◆ Written instruction: With pictures left out, extract every line between the start of the records below and the line holding "1.45, 1.35, 1.29]", inclusive.
>> Start Data listing
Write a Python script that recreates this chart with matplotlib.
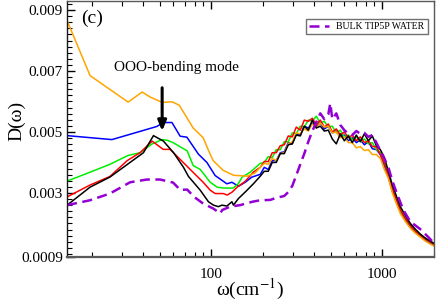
import numpy as np
from matplotlib import pyplot as plt, ticker

plt.rcParams['font.family'] = ['Liberation Serif', 'DejaVu Serif']
plt.rcParams['mathtext.fontset'] = 'stix'

# frequency grid shared by the noisy hump and the tail (cm^-1)
w_hump = [193.6, 204.3, 215.6, 227.5, 240.1, 253.4, 267.4, 282.2, 297.8, 314.3, 331.7,
          350.1, 369.4, 389.9, 411.4, 434.2, 458.2, 483.6, 510.3, 538.6, 568.4, 599.8,
          633.0, 668.0, 705.0, 744.0, 785.2, 828.6, 874.5, 922.9, 974.0, 1027.9]
w_tail = [1085, 1145, 1208, 1275, 1364, 1458, 1560, 1668, 1784, 1908, 2000]

# D(w) values are in units of 1e-3
orange_w = [14.4, 19.6, 32.7, 39.5, 43.9, 51.7, 59.1, 65.0, 70.5, 78.5, 89.8, 96.0,
            102.7, 117.6, 135, 162.4, 180]
orange_d = [8.65, 6.85, 5.98, 6.31, 6.15, 5.97, 5.99, 5.88, 5.56, 5.13, 4.81, 4.42,
            4.06, 3.74, 3.58, 3.55, 3.65]
orange_hump = [3.84, 3.97, 3.94, 4.13, 4.06, 4.29, 4.32, 4.61, 4.68, 4.97, 4.94, 5.10,
               5.03, 5.26, 5.13, 5.29, 5.16, 5.19, 4.97, 5.00, 4.81, 4.84, 4.65, 4.65,
               4.48, 4.52, 4.39, 4.42, 4.26, 4.26, 4.13, 3.77]
orange_tail = [3.48, 3.00, 2.65, 2.32, 2.06, 1.84, 1.68, 1.55, 1.42, 1.32, 1.26]

blue_w = [14.4, 26.3, 48.1, 52.6, 59.0, 65.9, 72.1, 84.3, 94.4, 105.5, 123.5, 132.2,
          144.5, 158.1, 173.0]
blue_d = [4.88, 4.75, 5.18, 5.31, 5.31, 4.86, 4.83, 4.27, 4.00, 3.57, 3.30, 3.35,
          3.22, 3.35, 3.52]
blue_hump = [3.61, 3.84, 3.77, 4.06, 4.06, 4.32, 4.35, 4.65, 4.61, 4.94, 4.90, 5.19,
             5.13, 5.29, 5.19, 5.29, 5.10, 5.19, 4.97, 5.03, 4.84, 4.90, 4.71, 4.81,
             4.65, 4.74, 4.58, 4.68, 4.45, 4.42, 4.26, 3.90]
blue_tail = [3.52, 3.06, 2.71, 2.39, 2.13, 1.90, 1.71, 1.58, 1.45, 1.35, 1.29]

green_w = [14.4, 19.6, 25.6, 32.7, 38.4, 45.2, 51.7, 55.3, 59.9, 72.4, 78.5, 86.3,
           93.5, 98.7, 108.4, 117.6, 134.5, 143.8, 151.8, 169.0]
green_d = [3.39, 3.68, 3.94, 4.23, 4.32, 4.61, 4.75, 4.73, 4.65, 4.38, 3.90, 3.77,
           3.52, 3.35, 3.19, 3.16, 3.16, 3.30, 3.52, 3.68]
green_hump = [3.97, 4.00, 4.19, 4.16, 4.42, 4.42, 4.68, 4.68, 4.97, 4.94, 5.19, 5.16,
              5.39, 5.35, 5.52, 5.29, 5.35, 5.16, 5.19, 4.97, 5.06, 4.84, 4.90, 4.74,
              4.84, 4.68, 4.77, 4.61, 4.65, 4.42, 4.32, 4.00]
green_tail = [3.55, 3.10, 2.74, 2.42, 2.16, 1.94, 1.74, 1.61, 1.48, 1.39, 1.32]

red_w = [14.4, 19.6, 25.6, 32.3, 38.4, 45.2, 52.4, 57.5, 65.9, 72.4, 80.6, 89.8,
         98.7, 105.5, 117.6, 124.1, 132.7, 141.9, 158.1, 176.1]
red_d = [2.87, 3.26, 3.54, 4.06, 4.32, 4.70, 4.43, 4.43, 4.10, 3.87, 3.61, 3.35,
         3.09, 2.98, 2.98, 2.93, 3.03, 3.19, 3.38, 3.68]
red_hump = [3.84, 4.03, 4.03, 4.32, 4.32, 4.55, 4.58, 4.87, 4.84, 5.16, 5.06, 5.39,
            5.35, 5.45, 5.23, 5.39, 5.16, 5.26, 5.00, 5.10, 4.90, 5.00, 4.81, 4.90,
            4.71, 4.84, 4.65, 4.71, 4.52, 4.52, 4.26, 3.97]
red_tail = [3.58, 3.13, 2.77, 2.45, 2.16, 1.94, 1.74, 1.61, 1.48, 1.39, 1.32]

black_w = [14.4, 19.6, 25.6, 40.2, 46.0, 52.6, 60.3, 68.9, 73.7, 78.8, 86.3, 96.4,
           103.1, 110.3, 115.5, 123.5, 132.2, 134.9, 144.5, 158.1, 176.5]
black_d = [2.60, 3.19, 3.52, 4.32, 4.88, 4.70, 4.32, 3.84, 3.54, 3.35, 3.09, 2.71,
           2.60, 2.55, 2.60, 2.57, 2.71, 2.60, 2.82, 3.03, 3.30]
black_hump = [3.55, 3.71, 3.71, 4.00, 4.00, 4.29, 4.29, 4.58, 4.61, 4.90, 4.87, 5.19,
              5.06, 5.39, 5.13, 5.19, 5.03, 5.06, 4.77, 4.61, 4.94, 4.71, 4.87, 4.65,
              4.90, 4.68, 4.94, 4.71, 4.87, 4.55, 4.42, 4.16]
black_tail = [3.71, 3.26, 2.90, 2.55, 2.26, 2.00, 1.81, 1.65, 1.52, 1.42, 1.35]

bulk_w = [14.4, 19.6, 25.6, 33.6, 42.1, 50.3, 59.9, 65.9, 72.4, 79.5, 89.8, 102.7,
          113.0, 116.0, 129.0, 147.8, 173.7, 193.6, 221.4, 240.1, 253.4, 267.4, 282.2,
          297.8, 314.3, 331.7, 350.1, 369.4, 389.9, 411.4, 434.2, 458.2, 483.6, 496.5,
          510.3, 538.6, 568.4, 599.8, 633.0, 668.0, 705.0, 744.0, 785.2, 828.6, 874.5,
          922.9, 974.0, 1027.9, 1085, 1145, 1208, 1327, 1458, 1668, 1858, 2000]
bulk_d = [2.60, 2.76, 2.98, 3.35, 3.44, 3.44, 3.34, 3.10, 3.11, 2.87, 2.65, 2.49,
          2.33, 2.44, 2.55, 2.60, 2.71, 2.76, 2.77, 2.84, 2.87, 2.90, 3.03,
          3.23, 3.58, 3.94, 4.29, 4.68, 5.03, 5.32, 5.61, 5.42, 5.58, 5.94,
          5.42, 5.61, 5.23, 5.06, 4.94, 4.90, 5.03, 4.94, 4.97, 4.84, 4.90,
          4.65, 4.39, 4.13, 3.84, 3.39, 3.03, 2.44, 2.06, 1.81, 1.55, 1.36]

fig = plt.figure(figsize=(4.36, 3.03), dpi=100)
ax = fig.add_axes([0.154, 0.152, 0.841, 0.845])

series = [
    (blue_w, blue_d, blue_hump, blue_tail, '#0000ff'),
    (green_w, green_d, green_hump, green_tail, '#00ee00'),
    (red_w, red_d, red_hump, red_tail, '#ff0000'),
    (orange_w, orange_d, orange_hump, orange_tail, '#ffa500'),
    (black_w, black_d, black_hump, black_tail, '#000000'),
]
for w, d, hump, tail, c in series:
    x = np.array(w + w_hump + w_tail)
    y = np.array(d + hump + tail) * 1e-3
    ax.plot(x, y, color=c, lw=1.1)

ax.plot(bulk_w, np.array(bulk_d) * 1e-3, color='#9400d3', lw=1.8,
        dashes=(4, 2.2), label='BULK TIP5P WATER')

ax.set_xscale('log')
ax.set_xlim(14.4, 2000)
ax.set_ylim(0.0009, 0.0093)

ax.xaxis.set_major_locator(ticker.FixedLocator([100, 1000]))
ax.xaxis.set_major_formatter(ticker.FixedFormatter(['100', '1000']))
ax.xaxis.set_minor_locator(ticker.LogLocator(base=10, subs=np.arange(2, 10)))
ax.xaxis.set_minor_formatter(ticker.NullFormatter())
ax.yaxis.set_major_locator(ticker.FixedLocator([0.0009, 0.003, 0.005, 0.007, 0.009]))
ax.yaxis.set_major_formatter(ticker.FixedFormatter(['0.0009', '0.003', '0.005', '0.007', '0.009']))
ax.yaxis.set_minor_locator(ticker.MultipleLocator(0.0002))

ax.tick_params(which='both', direction='in', top=True, right=False, labelsize=11)
ax.tick_params(which='major', length=6, width=1)
ax.tick_params(which='minor', length=3.5, width=0.8)
ax.tick_params(axis='x', pad=8)
ax.tick_params(axis='y', pad=3)
for s in ax.spines.values():
    s.set_color('0.35')
    s.set_linewidth(1.0)
ax.spines['bottom'].set_linewidth(1.6)
ax.spines['left'].set_color('0.1')

ax.set_xlabel('ω(cm$^{-1}$)', fontsize=14, labelpad=-3)
ax.set_ylabel('D(ω)', fontsize=14)
ax.yaxis.set_label_coords(-0.115, 0.53)

ax.text(0.068, 0.93, '(c)', transform=ax.transAxes, fontsize=14, ha='center', va='center')
ax.text(27.1, 0.0070, 'OOO-bending mode', fontsize=11, ha='left', va='baseline')
ax.annotate('', xy=(51.7, 0.00503), xytext=(51.7, 0.00645),
            arrowprops=dict(arrowstyle='-|>,head_width=0.25,head_length=0.6',
                            lw=2.2, color='black', shrinkA=0, shrinkB=0))

leg = ax.legend(loc='upper right', fontsize=7, frameon=True, fancybox=False,
                handlelength=2.0, borderpad=0.35, bbox_to_anchor=(0.997, 0.95))
leg.get_frame().set_edgecolor('0.3')
leg.get_frame().set_linewidth(1.0)

plt.savefig('out.png', dpi=100)
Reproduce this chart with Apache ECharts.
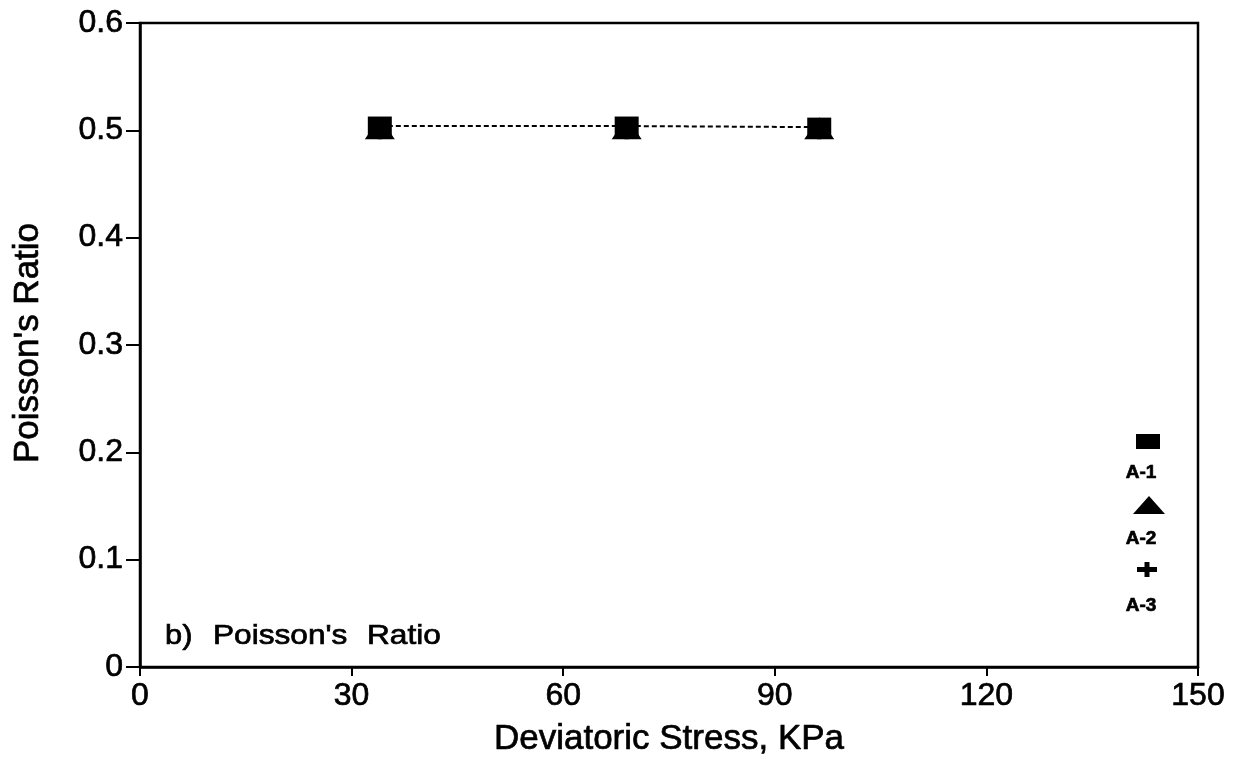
<!DOCTYPE html>
<html>
<head>
<meta charset="utf-8">
<script src="https://cdn.jsdelivr.net/npm/echarts@6/dist/echarts.min.js"></script>
<style>
  html, body { margin: 0; padding: 0; background: #fff; }
  #chart { width: 1243px; height: 767px; }
</style>
</head>
<body>
<div id="chart"></div>
<script>
// Deviatoric stress (kPa) at each loading stage
const stressA1 = [34, 69, 96.3];
const stressA2 = [34, 69, 96.3];
const stressA3 = [34, 69, 96.3];
// Poisson's ratio per specimen
const ratioA1 = [0.504, 0.504, 0.503];
const ratioA2 = [0.5, 0.5, 0.5];
const ratioA3 = [0.5, 0.5, 0.5];

const xTicks = [0, 30, 60, 90, 120, 150];
const yTicks = [0, 0.1, 0.2, 0.3, 0.4, 0.5, 0.6];
const seriesNames = ['A-1', 'A-2', 'A-3'];

const FONT = '"Liberation Sans", Arial, Helvetica, sans-serif';
const INK = '#000';
// slight outline so axis-label strokes read as heavy as a printed figure
const HEAVY = { textBorderColor: INK, textBorderWidth: 0.7 };

const chart = echarts.init(document.getElementById('chart'), null, { renderer: 'canvas' });

const plusPath = 'path://M-1,-0.25 L-0.25,-0.25 L-0.25,-1 L0.25,-1 L0.25,-0.25 L1,-0.25 L1,0.25 L0.25,0.25 L0.25,1 L-0.25,1 L-0.25,0.25 L-1,0.25 Z';

function pairs(xs, ys) { return xs.map((x, i) => [x, ys[i]]); }

// free-standing text drawn through the graphic component
function label(text, x, y, size, extra) {
  const e = extra || {};
  return { type: 'text', x, y, rotation: e.rotation || 0, scaleX: e.scaleX || 1,
    style: Object.assign({ text, fontFamily: FONT, fontSize: size, fill: INK,
                           stroke: INK, lineWidth: 0.7, verticalAlign: 'middle' }, e.style || {}) };
}

chart.setOption({
  animation: false,
  backgroundColor: '#fff',
  grid: { left: 140, right: 45, top: 23, bottom: 100, show: true,
          borderColor: INK, borderWidth: 2.5, backgroundColor: 'transparent' },
  xAxis: {
    type: 'value', min: xTicks[0], max: xTicks[xTicks.length - 1], interval: 30,
    axisLine: { show: true, lineStyle: { color: INK, width: 2.5 } },
    axisTick: { show: true, inside: false, length: 9, lineStyle: { color: INK, width: 2 } },
    axisLabel: { fontFamily: FONT, fontSize: 32, color: INK, margin: 13, ...HEAVY },
    splitLine: { show: false }
  },
  yAxis: {
    type: 'value', min: yTicks[0], max: yTicks[yTicks.length - 1], interval: 0.1,
    axisLine: { show: true, lineStyle: { color: INK, width: 2.5 } },
    axisTick: { show: true, inside: false, length: 14, lineStyle: { color: INK, width: 2 } },
    axisLabel: { fontFamily: FONT, fontSize: 32, color: INK, margin: 17, ...HEAVY,
                 formatter: v => (v === 0 ? '0' : v.toFixed(1)) },
    splitLine: { show: false }
  },
  series: [
    {
      name: seriesNames[2], type: 'line', data: pairs(stressA3, ratioA3),
      symbol: plusPath, symbolSize: 18, lineStyle: { width: 0, opacity: 0 },
      itemStyle: { color: INK }, z: 1
    },
    {
      name: seriesNames[1], type: 'line', data: pairs(stressA2, ratioA2),
      symbol: 'triangle', symbolSize: [30, 22], symbolOffset: [0, -2],
      lineStyle: { width: 0, opacity: 0 }, itemStyle: { color: INK }, z: 2
    },
    {
      name: seriesNames[0], type: 'line', data: pairs(stressA1, ratioA1),
      symbol: 'rect', symbolSize: [24, 19],
      lineStyle: { color: INK, width: 2, type: [5, 3] },
      itemStyle: { color: INK }, z: 3
    }
  ],
  graphic: [
    // axis titles
    label('Deviatoric Stress, KPa', 669, 739, 35, { style: { align: 'center' } }),
    label("Poisson's Ratio", 28, 343, 35, { rotation: Math.PI / 2, style: { align: 'center' } }),
    // panel caption
    label('b)', 165, 636, 28, { scaleX: 1.1 }),
    label("Poisson's", 213, 636, 28, { scaleX: 1.13 }),
    label('Ratio', 367, 636, 28, { scaleX: 1.13 }),
    // stacked key: symbol above its label
    { type: 'rect', shape: { x: 1136, y: 434, width: 24, height: 15 }, style: { fill: INK } },
    label('A-1', 1141, 473, 19, { style: { align: 'center', fontWeight: 'bold' } }),
    { type: 'polygon', shape: { points: [[1149, 496], [1165, 514], [1133, 514]] }, style: { fill: INK } },
    label('A-2', 1141, 539, 19, { style: { align: 'center', fontWeight: 'bold' } }),
    { type: 'rect', shape: { x: 1137, y: 567, width: 20, height: 5 }, style: { fill: INK } },
    { type: 'rect', shape: { x: 1144.5, y: 562, width: 5, height: 15 }, style: { fill: INK } },
    label('A-3', 1141, 606, 19, { style: { align: 'center', fontWeight: 'bold' } })
  ]
});
</script>
</body>
</html>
>> End Data listing
◆ Result of the exercise:
Write a Python script that recreates this chart with matplotlib.
import numpy as np
from matplotlib import pyplot as plt, ticker

plt.rcParams['font.family'] = ['Liberation Serif', 'DejaVu Serif']
plt.rcParams['mathtext.fontset'] = 'stix'

# frequency grid shared by the noisy hump and the tail (cm^-1)
w_hump = [193.6, 204.3, 215.6, 227.5, 240.1, 253.4, 267.4, 282.2, 297.8, 314.3, 331.7,
          350.1, 369.4, 389.9, 411.4, 434.2, 458.2, 483.6, 510.3, 538.6, 568.4, 599.8,
          633.0, 668.0, 705.0, 744.0, 785.2, 828.6, 874.5, 922.9, 974.0, 1027.9]
w_tail = [1085, 1145, 1208, 1275, 1364, 1458, 1560, 1668, 1784, 1908, 2000]

# D(w) values are in units of 1e-3
orange_w = [14.4, 19.6, 32.7, 39.5, 43.9, 51.7, 59.1, 65.0, 70.5, 78.5, 89.8, 96.0,
            102.7, 117.6, 135, 162.4, 180]
orange_d = [8.65, 6.85, 5.98, 6.31, 6.15, 5.97, 5.99, 5.88, 5.56, 5.13, 4.81, 4.42,
            4.06, 3.74, 3.58, 3.55, 3.65]
orange_hump = [3.84, 3.97, 3.94, 4.13, 4.06, 4.29, 4.32, 4.61, 4.68, 4.97, 4.94, 5.10,
               5.03, 5.26, 5.13, 5.29, 5.16, 5.19, 4.97, 5.00, 4.81, 4.84, 4.65, 4.65,
               4.48, 4.52, 4.39, 4.42, 4.26, 4.26, 4.13, 3.77]
orange_tail = [3.48, 3.00, 2.65, 2.32, 2.06, 1.84, 1.68, 1.55, 1.42, 1.32, 1.26]

blue_w = [14.4, 26.3, 48.1, 52.6, 59.0, 65.9, 72.1, 84.3, 94.4, 105.5, 123.5, 132.2,
          144.5, 158.1, 173.0]
blue_d = [4.88, 4.75, 5.18, 5.31, 5.31, 4.86, 4.83, 4.27, 4.00, 3.57, 3.30, 3.35,
          3.22, 3.35, 3.52]
blue_hump = [3.61, 3.84, 3.77, 4.06, 4.06, 4.32, 4.35, 4.65, 4.61, 4.94, 4.90, 5.19,
             5.13, 5.29, 5.19, 5.29, 5.10, 5.19, 4.97, 5.03, 4.84, 4.90, 4.71, 4.81,
             4.65, 4.74, 4.58, 4.68, 4.45, 4.42, 4.26, 3.90]
blue_tail = [3.52, 3.06, 2.71, 2.39, 2.13, 1.90, 1.71, 1.58, 1.45, 1.35, 1.29]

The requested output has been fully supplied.